%%

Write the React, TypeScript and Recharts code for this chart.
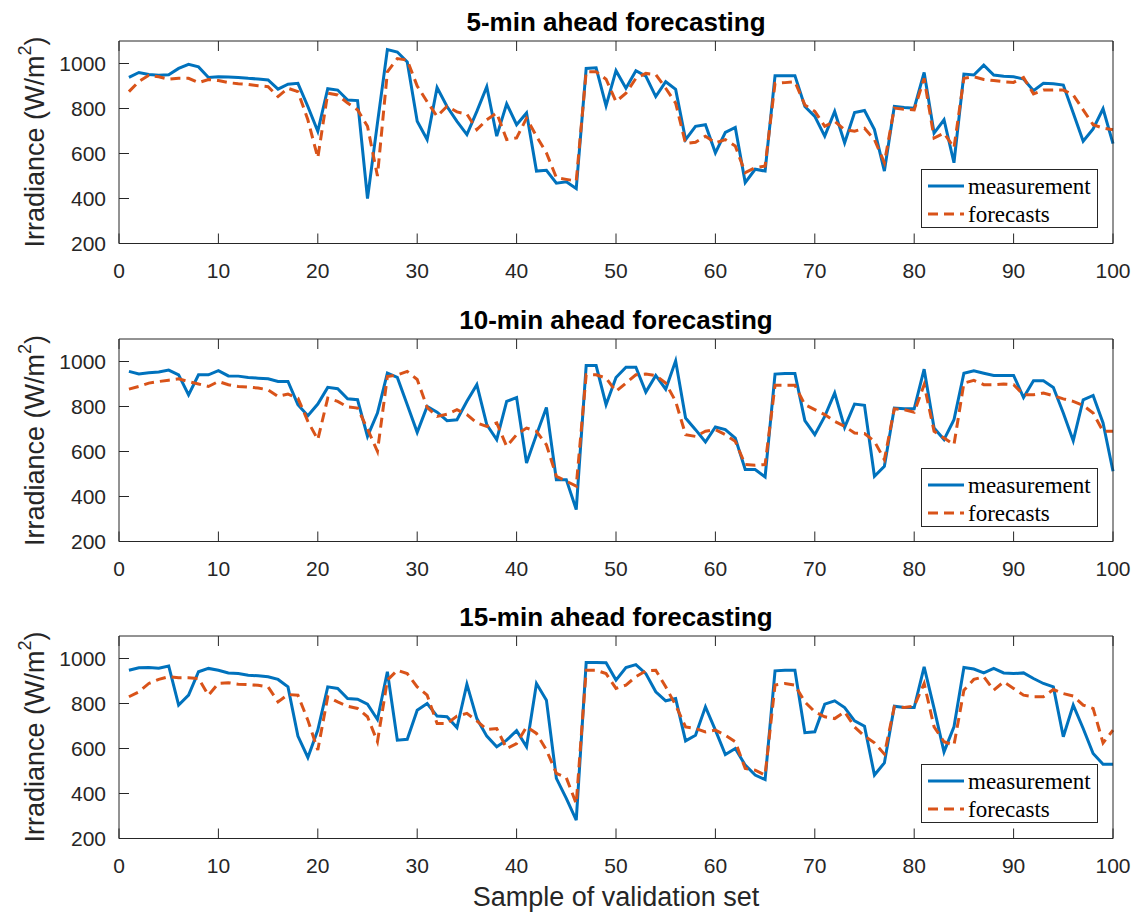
import React from 'react';
import { LineChart, Line, XAxis, YAxis, Legend } from 'recharts';

// ---------- data ----------
const samples: number[] = Array.from({ length: 100 }, (_, i) => i + 1);

const meas5 = [938, 960, 951, 948, 950, 978, 996, 985, 938, 941, 940, 938, 934, 931, 927, 886, 908, 912, 809, 699,
  888, 882, 838, 835, 400, 735, 1062, 1051, 1007, 743, 662, 893, 809, 743, 684, 787, 897, 677, 821, 728,
  780, 522, 525, 468, 474, 444, 978, 981, 812, 968, 890, 968, 944, 853, 919, 885, 662, 721, 728, 603,
  694, 716, 471, 530, 522, 946, 946, 946, 809, 765, 677, 787, 647, 782, 791, 706, 522, 809, 804, 801,
  960, 691, 750, 559, 953, 949, 993, 949, 943, 941, 931, 879, 912, 910, 904, 780, 655, 709, 799, 644];
const fc5 = [875, 920, 948, 941, 930, 934, 934, 915, 929, 924, 915, 910, 907, 901, 897, 853, 890, 875, 750, 581,
  868, 860, 824, 794, 721, 500, 963, 1022, 1015, 900, 830, 765, 810, 785, 775, 706, 750, 780, 662, 669,
  757, 677, 603, 493, 485, 478, 963, 963, 930, 831, 868, 934, 956, 951, 890, 824, 644, 650, 677, 647,
  662, 633, 515, 537, 544, 912, 915, 919, 816, 787, 721, 743, 706, 699, 712, 662, 559, 802, 797, 794,
  934, 669, 691, 625, 934, 941, 929, 924, 919, 916, 938, 865, 882, 882, 882, 860, 794, 728, 713, 706];

const meas10 = [956, 945, 950, 953, 962, 941, 852, 941, 941, 959, 936, 935, 929, 926, 923, 911, 911, 808, 759, 811,
  885, 879, 834, 830, 667, 771, 948, 929, 808, 685, 800, 775, 737, 741, 823, 897, 719, 653, 823, 840,
  549, 675, 796, 475, 475, 342, 982, 982, 808, 929, 975, 975, 864, 938, 877, 1003, 749, 697, 642, 709,
  697, 660, 520, 520, 487, 944, 947, 947, 737, 675, 756, 860, 707, 811, 805, 490, 534, 793, 790, 790,
  966, 704, 653, 741, 948, 959, 948, 938, 938, 938, 840, 914, 914, 885, 771, 648, 830, 849, 727, 512];
const fc10 = [877, 889, 904, 911, 917, 923, 911, 900, 889, 911, 897, 889, 886, 882, 874, 845, 855, 837, 734, 653,
  837, 823, 798, 793, 700, 601, 933, 940, 956, 920, 796, 756, 766, 786, 764, 727, 712, 727, 623, 675,
  704, 690, 630, 490, 468, 446, 941, 941, 926, 867, 904, 941, 944, 938, 904, 823, 675, 667, 690, 697,
  675, 645, 542, 539, 542, 894, 894, 894, 808, 786, 764, 734, 712, 682, 680, 645, 564, 790, 786, 775,
  897, 690, 660, 630, 904, 916, 897, 897, 900, 897, 852, 852, 860, 848, 834, 823, 805, 771, 690, 690];

const meas15 = [948, 959, 960, 957, 967, 793, 837, 941, 956, 948, 936, 933, 926, 923, 919, 907, 874, 655, 560, 682,
  874, 867, 822, 819, 797, 729, 941, 637, 641, 770, 800, 744, 741, 693, 886, 733, 655, 608, 637, 679,
  608, 889, 815, 467, 378, 282, 982, 982, 981, 904, 960, 973, 933, 852, 812, 822, 634, 659, 785, 682,
  573, 600, 526, 482, 462, 945, 948, 948, 670, 674, 797, 812, 782, 723, 699, 482, 536, 788, 782, 782,
  963, 778, 585, 696, 960, 953, 936, 956, 936, 933, 936, 911, 889, 874, 652, 793, 689, 578, 530, 530];
const fc15 = [830, 852, 889, 907, 919, 914, 914, 911, 837, 889, 892, 886, 884, 881, 874, 807, 840, 837, 726, 593,
  830, 807, 788, 778, 741, 630, 904, 948, 933, 874, 837, 711, 711, 744, 756, 723, 685, 689, 600, 622,
  696, 667, 593, 490, 470, 355, 948, 948, 933, 867, 882, 919, 945, 948, 874, 793, 696, 689, 674, 682,
  659, 630, 511, 504, 482, 882, 889, 882, 807, 763, 741, 733, 763, 696, 655, 625, 575, 785, 782, 788,
  889, 696, 630, 615, 859, 907, 919, 859, 896, 867, 837, 830, 830, 862, 844, 833, 793, 778, 625, 682];

const xTicks = [0, 10, 20, 30, 40, 50, 60, 70, 80, 90, 100];
const yTicks = [200, 400, 600, 800, 1000];
const titles = ['5-min ahead forecasting', '10-min ahead forecasting', '15-min ahead forecasting'];
const seriesNames = ['measurement', 'forecasts'];
const yLabel = 'Irradiance (W/m';
const xLabel = 'Sample of validation set';

// ---------- layout ----------
const W = 1136;
const H = 913;
const PLOT_LEFT = 119;
const PLOT_RIGHT = 1113;
const PLOT_H = 202.5;
const PLOT_TOPS = [40.8, 339.2, 635.8];
const PAD = 40;
const AXIS_COLOR = '#262626';
const BLUE = '#0072BD';
const ORANGE = '#D95319';
const SANS = '"Liberation Sans", Arial, Helvetica, sans-serif';
const SERIF = '"Liberation Serif", "Times New Roman", serif';
const TICK_FONT = 21;
const TICK_LEN = 10;

const BottomTick = (p: any) => (
  <g>
    <line x1={p.x} x2={p.x} y1={p.y} y2={p.y - TICK_LEN} stroke={AXIS_COLOR} strokeWidth={1} />
    <text x={p.x} y={p.y + 27} textAnchor="middle" dominantBaseline="central"
      fontFamily={SANS} fontSize={TICK_FONT} fill={AXIS_COLOR}>{p.payload.value}</text>
  </g>
);
const TopTick = (p: any) => (
  <line x1={p.x} x2={p.x} y1={p.y} y2={p.y + TICK_LEN} stroke={AXIS_COLOR} strokeWidth={1} />
);
const LeftTick = (p: any) => (
  <g>
    <line x1={p.x} x2={p.x + TICK_LEN} y1={p.y} y2={p.y} stroke={AXIS_COLOR} strokeWidth={1} />
    <text x={p.x - 13} y={p.y} textAnchor="end" dominantBaseline="central"
      fontFamily={SANS} fontSize={TICK_FONT} fill={AXIS_COLOR}>{p.payload.value}</text>
  </g>
);
const RightTick = (p: any) => (
  <line x1={p.x} x2={p.x - TICK_LEN} y1={p.y} y2={p.y} stroke={AXIS_COLOR} strokeWidth={1} />
);

const LegendBox = () => (
  <div style={{ width: 175, height: 57, border: `1px solid ${AXIS_COLOR}`, background: '#fff', position: 'relative', boxSizing: 'content-box' }}>
    <svg width={175} height={57} style={{ position: 'absolute', left: 0, top: 0 }}>
      <line x1={6} x2={42} y1={16} y2={16} stroke={BLUE} strokeWidth={3} />
      <line x1={6} x2={42} y1={44} y2={44} stroke={ORANGE} strokeWidth={3} strokeDasharray="10 6" />
      <text x={46} y={16} dominantBaseline="central" fontFamily={SERIF} fontSize={23} fill="#000">{seriesNames[0]}</text>
      <text x={46} y={44} dominantBaseline="central" fontFamily={SERIF} fontSize={23} fill="#000">{seriesNames[1]}</text>
    </svg>
  </div>
);

function Panel({ plotTop, meas, fc }: { plotTop: number; meas: number[]; fc: number[] }) {
  const data = samples.map((s, i) => ({ sample: s, measurement: meas[i], forecasts: fc[i] }));
  const chartH = PAD + PLOT_H + PAD;
  return (
    <div style={{ position: 'absolute', left: 0, top: plotTop - PAD, width: W, height: chartH }}>
      <LineChart width={W} height={chartH} data={data}
        margin={{ top: PAD - 1, right: W - PLOT_RIGHT - 1, bottom: PAD - 30, left: PLOT_LEFT - 50 }}>
        <XAxis dataKey="sample" type="number" domain={[0, 100]} ticks={xTicks} interval={0}
          xAxisId="b" orientation="bottom" height={30}
          stroke={AXIS_COLOR} tickLine={false} tickSize={0} tickMargin={0} tick={BottomTick} />
        <XAxis dataKey="sample" type="number" domain={[0, 100]} ticks={xTicks} interval={0}
          xAxisId="t" orientation="top" height={1}
          stroke={AXIS_COLOR} tickLine={false} tickSize={0} tickMargin={0} tick={TopTick} />
        <YAxis type="number" domain={[200, 1100]} ticks={yTicks} interval={0}
          yAxisId="l" orientation="left" width={50}
          stroke={AXIS_COLOR} tickLine={false} tickSize={0} tickMargin={0} tick={LeftTick} />
        <YAxis type="number" domain={[200, 1100]} ticks={yTicks} interval={0}
          yAxisId="r" orientation="right" width={1}
          stroke={AXIS_COLOR} tickLine={false} tickSize={0} tickMargin={0} tick={RightTick} />
        <Line xAxisId="b" yAxisId="l" type="linear" dataKey="measurement" name={seriesNames[0]}
          stroke={BLUE} strokeWidth={3} dot={false} isAnimationActive={false} />
        <Line xAxisId="b" yAxisId="l" type="linear" dataKey="forecasts" name={seriesNames[1]}
          stroke={ORANGE} strokeWidth={3} strokeDasharray="10 6" dot={false} isAnimationActive={false} />
        <Legend layout="horizontal" verticalAlign="middle" align="center" content={<LegendBox />}
          wrapperStyle={{ position: 'absolute', left: 921, top: PAD + PLOT_H - 74, width: 177, height: 59 }} />
      </LineChart>
    </div>
  );
}

export default function App() {
  const series = [[meas5, fc5], [meas10, fc10], [meas15, fc15]];
  const cx = (PLOT_LEFT + PLOT_RIGHT) / 2;
  return (
    <div style={{ position: 'absolute', left: 0, top: 0, width: W, height: H, background: '#fff', overflow: 'hidden' }}>
      {PLOT_TOPS.map((t, i) => (
        <Panel key={i} plotTop={t} meas={series[i][0]} fc={series[i][1]} />
      ))}
      <svg width={W} height={H} style={{ position: 'absolute', left: 0, top: 0, pointerEvents: 'none' }}>
        {PLOT_TOPS.map((t, i) => (
          <text key={'t' + i} x={cx} y={t - 19} textAnchor="middle" dominantBaseline="central"
            fontFamily={SANS} fontWeight="bold" fontSize={26} fill="#000">{titles[i]}</text>
        ))}
        {PLOT_TOPS.map((t, i) => {
          const cy = t + PLOT_H / 2;
          return (
            <text key={'y' + i} x={35} y={cy} textAnchor="middle" dominantBaseline="central"
              transform={`rotate(-90, 35, ${cy})`} fontFamily={SANS} fontSize={27} fill={AXIS_COLOR}>
              {yLabel}<tspan dy={-10} fontSize={18}>2</tspan><tspan dy={10}>)</tspan>
            </text>
          );
        })}
        <text x={cx} y={897} textAnchor="middle" dominantBaseline="central"
          fontFamily={SANS} fontSize={27} fill={AXIS_COLOR}>{xLabel}</text>
      </svg>
    </div>
  );
}
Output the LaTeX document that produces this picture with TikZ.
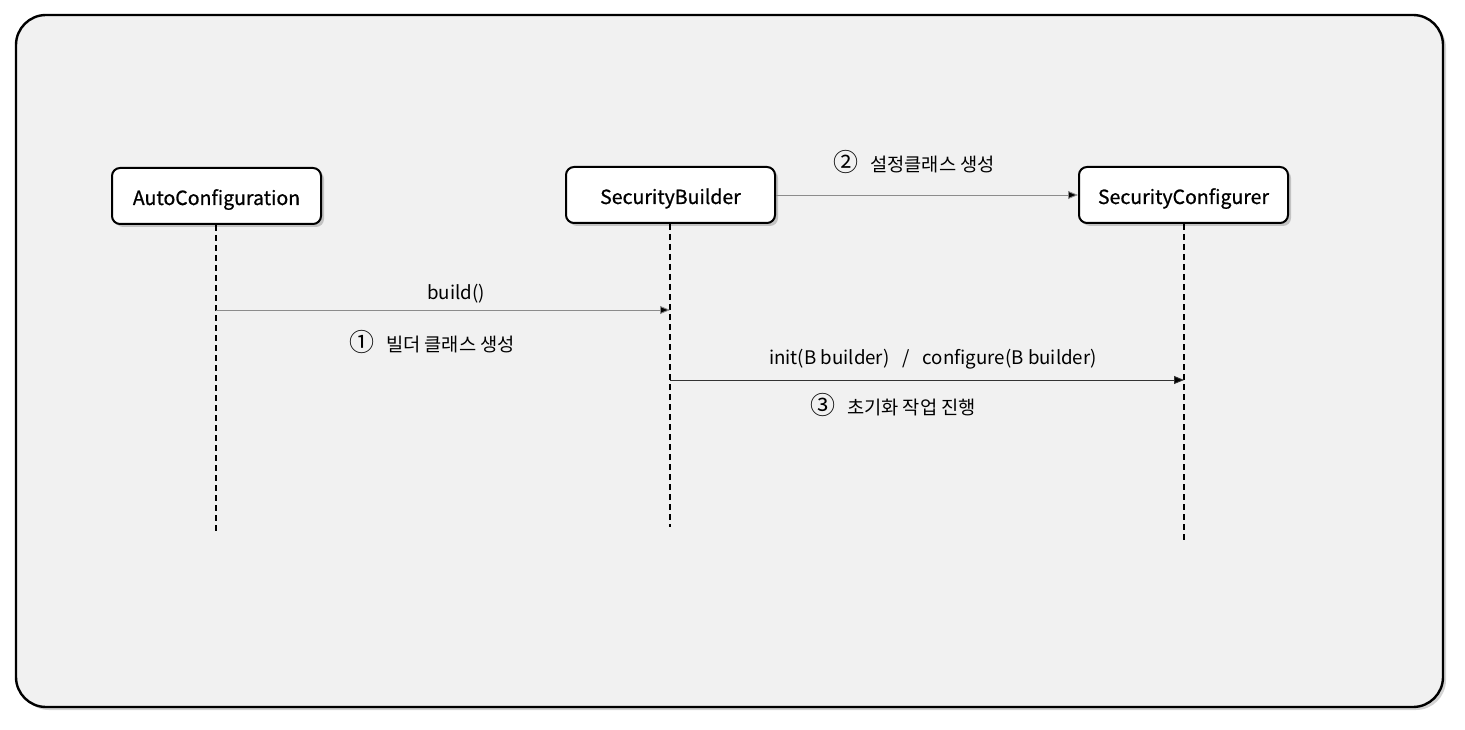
\documentclass[tikz,border=0pt]{standalone}
\usepackage{fontspec}
\setmainfont{Noto Sans CJK KR}
\newfontfamily\boxfont[FakeBold=0.8]{Noto Sans CJK KR}
\usetikzlibrary{shadows,arrows.meta}
\definecolor{bgfill}{HTML}{F1F1F1}
\definecolor{linegray}{HTML}{8C8C8C}
\newcommand{\cnum}[1]{{\fontsize{25}{25}\selectfont #1}}
\tikzset{
  x=1pt,y=-1pt,
  frame/.style={draw=black,line width=2.4pt,fill=bgfill,rounded corners=30pt,
    drop shadow={opacity=0.35,shadow xshift=3pt,shadow yshift=-3pt}},
  actor/.style={draw=black,line width=2pt,fill=white,rounded corners=8pt,
    minimum width=209pt,minimum height=56pt,inner sep=0pt,
    text height=18pt,text depth=0pt,
    font=\boxfont\fontsize{19.5}{22}\selectfont,
    drop shadow={opacity=0.4,shadow xshift=3pt,shadow yshift=-3pt}},
  lifeline/.style={draw=black,line width=1.8pt,dash pattern=on 6pt off 4pt},
  tip/.style={-{Triangle[length=10pt,width=8pt,fill=black]}},
  msg/.style={line width=0.9pt,tip},
  lbl/.style={font=\fontsize{18.7}{22}\selectfont,inner sep=0pt,anchor=base},
}
\begin{document}
\begin{tikzpicture}
\useasboundingbox (0,0) rectangle (1465,730);
\draw[frame] (16,15) rectangle (1443,707);

\node[actor] (auto) at (216.5,196) {AutoConfiguration};
\node[actor] (sb) at (670.5,195) {SecurityBuilder};
\node[actor] (sc) at (1183.5,195) {SecurityConfigurer};

\coordinate (autoEnd) at (216,533);
\coordinate (sbEnd) at (670,527);
\coordinate (scEnd) at (1184,541);
\draw[lifeline] (auto.south -| autoEnd) -- (autoEnd);
\draw[lifeline] (sb.south -| sbEnd) -- (sbEnd);
\draw[lifeline] (sc.south -| scEnd) -- (scEnd);

\coordinate (m1s) at (216,310);
\coordinate (m1e) at (670,310);
\coordinate (m3s) at (670,380);
\coordinate (m3e) at (1184,380);

\draw[msg,draw=linegray] (m1s) -- (m1e);
\draw[msg,draw=linegray] (sb.east) -- (sc.west);
\draw[msg,draw=black!80] (m3s) -- (m3e);

\node[lbl] (l1) at (456,299) {build()};
\node[lbl] (l1b) at (432,351) {\cnum{①}\hspace{12pt}빌더 클래스 생성};
\node[lbl] (l2) at (914,172) {\cnum{②}\hspace{12pt}설정클래스 생성};
\node[lbl] (l3) at (933,364) {init(B builder)\hspace{13pt}/\hspace{13pt}configure(B builder)};
\node[lbl] (l3b) at (893,414) {\cnum{③}\hspace{12pt}초기화 작업 진행};
\end{tikzpicture}
\end{document}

%%

Make an exact copy of the lines from the top of the material through the line with "const samples: number[]", pictures excluded.

● RESULT OF THIS EXERCISE:
Write the React, TypeScript and Recharts code for this chart.
import React from 'react';
import { LineChart, Line, XAxis, YAxis, Legend } from 'recharts';

// ---------- data ----------
const samples: number[] = Array.from({ length: 100 }, (_, i) => i + 1);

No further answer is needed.